What is your current role? Tell us a bit about your line of research.
I am an Assistant Professor of Avian Genomics at Texas A&M University, USA. My research is guided by my personal belief of using science for the greater good. The research in our lab focuses on fundamental biological phenomena that also have relevance for society (animal agriculture, conservation, disease). We use a mix of experimental work, genomics approaches, and bioinformatics in our work. Current major focus areas are genome architecture of chicken, and microbiota assembly and regulation in birds.
What are you excited about in science communication?
I remember the role of great science books and articles in inspiring me to become a scientist, and I am most excited about helping others find and love science as I do. But today, science communication has an important role to play in ensuring a stable and sane society. The COVID crisis has exposed the chasm that exists between scientists and the public’s understanding of even the most basic scientific facts. I am motivated by the challenge of working harder to help close the gap.
Why did you choose to participate in the ASAPbio Fellows program?

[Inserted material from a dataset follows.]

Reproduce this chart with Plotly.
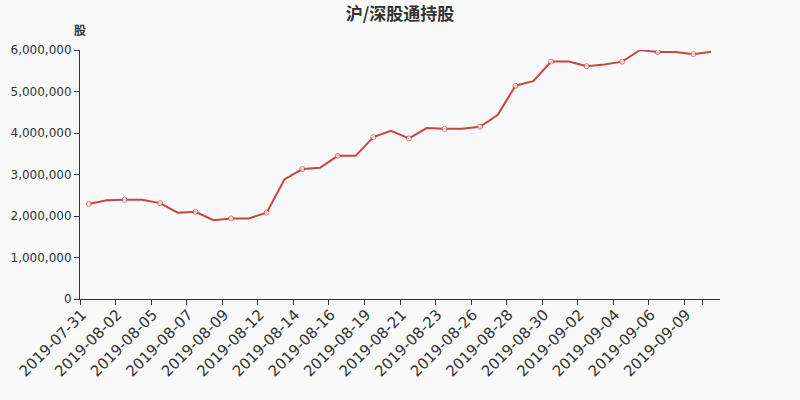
import plotly.graph_objects as go

dates = [
    "2019-07-31", "2019-08-01", "2019-08-02", "2019-08-04", "2019-08-05", "2019-08-06",
    "2019-08-07", "2019-08-08", "2019-08-09", "2019-08-11", "2019-08-12", "2019-08-13",
    "2019-08-14", "2019-08-15", "2019-08-16", "2019-08-18", "2019-08-19", "2019-08-20",
    "2019-08-21", "2019-08-22", "2019-08-23", "2019-08-25", "2019-08-26", "2019-08-27",
    "2019-08-28", "2019-08-29", "2019-08-30", "2019-09-01", "2019-09-02", "2019-09-03",
    "2019-09-04", "2019-09-05", "2019-09-06", "2019-09-08", "2019-09-09", "2019-09-10",
]
shares = [
    2290000, 2380000, 2390000, 2390000, 2310000, 2080000,
    2100000, 1900000, 1940000, 1940000, 2080000, 2880000,
    3130000, 3160000, 3450000, 3450000, 3900000, 4050000,
    3870000, 4120000, 4100000, 4100000, 4150000, 4440000,
    5140000, 5250000, 5720000, 5720000, 5610000, 5650000,
    5720000, 6000000, 5950000, 5950000, 5900000, 5960000,
]
y_ticks = [0, 1000000, 2000000, 3000000, 4000000, 5000000, 6000000]

label_dates = dates[::2]
marker_sizes = [5 if i % 2 == 0 else 0 for i in range(len(dates))]

FONT = "DejaVu Sans, Noto Sans CJK SC, sans-serif"
RED = "#c74545"
BG = "#f9f9f9"

fig = go.Figure()
fig.add_trace(go.Scatter(
    x=dates, y=shares, mode="lines+markers",
    line=dict(color=RED, width=2),
    marker=dict(size=marker_sizes, color="white", line=dict(color=RED, width=1)),
    hovertemplate="%{x}<br>%{y:,}<extra></extra>",
))

fig.update_layout(
    width=800, height=400,
    paper_bgcolor=BG, plot_bgcolor=BG,
    margin=dict(l=80, r=80, t=50, b=101),
    showlegend=False,
    font=dict(family=FONT, color="#333333"),
    title=dict(text="<b>沪/深股通持股</b>", x=0.5, xanchor="center", y=0.965, yanchor="middle",
               font=dict(size=17, color="#333333", family="Noto Sans CJK SC, DejaVu Sans")),
    annotations=[dict(text="<b>股</b>", xref="paper", yref="paper", x=0, y=1.084,
                      xanchor="center", yanchor="middle", showarrow=False,
                      font=dict(size=12, color="#333333", family="Noto Sans CJK SC"))],
)
fig.update_xaxes(
    type="category", categoryorder="array", categoryarray=dates,
    tickmode="array", tickvals=label_dates, ticktext=label_dates,
    tickson="boundaries", tickangle=-45, ticks="outside", ticklen=5,
    ticklabelshift=-7,
    tickcolor="#333333", showline=True, linecolor="#333333", linewidth=1,
    showgrid=False, zeroline=False, tickfont=dict(size=15, color="#333333"),
    range=[-0.5, len(dates) - 0.5], automargin=False,
)
fig.update_yaxes(
    range=[0, 6000000], tickvals=y_ticks, tickformat=",d",
    ticks="outside", ticklen=5, tickcolor="#333333",
    showline=True, linecolor="#333333", linewidth=1,
    showgrid=False, zeroline=False, tickfont=dict(size=12, color="#333333"),
    automargin=False,
)

fig.write_html(
    "out.html",
    config={"displayModeBar": False},
    post_script="document.body.style.margin='0';document.body.style.background='" + BG + "';",
)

I have found some of the most exciting new discoveries in preprints, but I have also run into academics who dismiss preprints. I have seen enough preprints that went on to get published that I am certain that preprints make science communication and dissemination stronger, and doesn’t undermine confidence in it. I chose to participate in the ASAPbio Fellows program to get the pulse on how people at different institutions and career stages perceive preprints, and what the challenges are to wider acceptance of preprints. I hope to take away some strategies on improve current peer review and publishing practices.
Ask me about…
Birds. I am a lifelong birder (a.k.a birdwatcher), and birds drove my initial interest in science. Now as a professional avian geneticist, I don’t need to make excuses to go out and watch birds.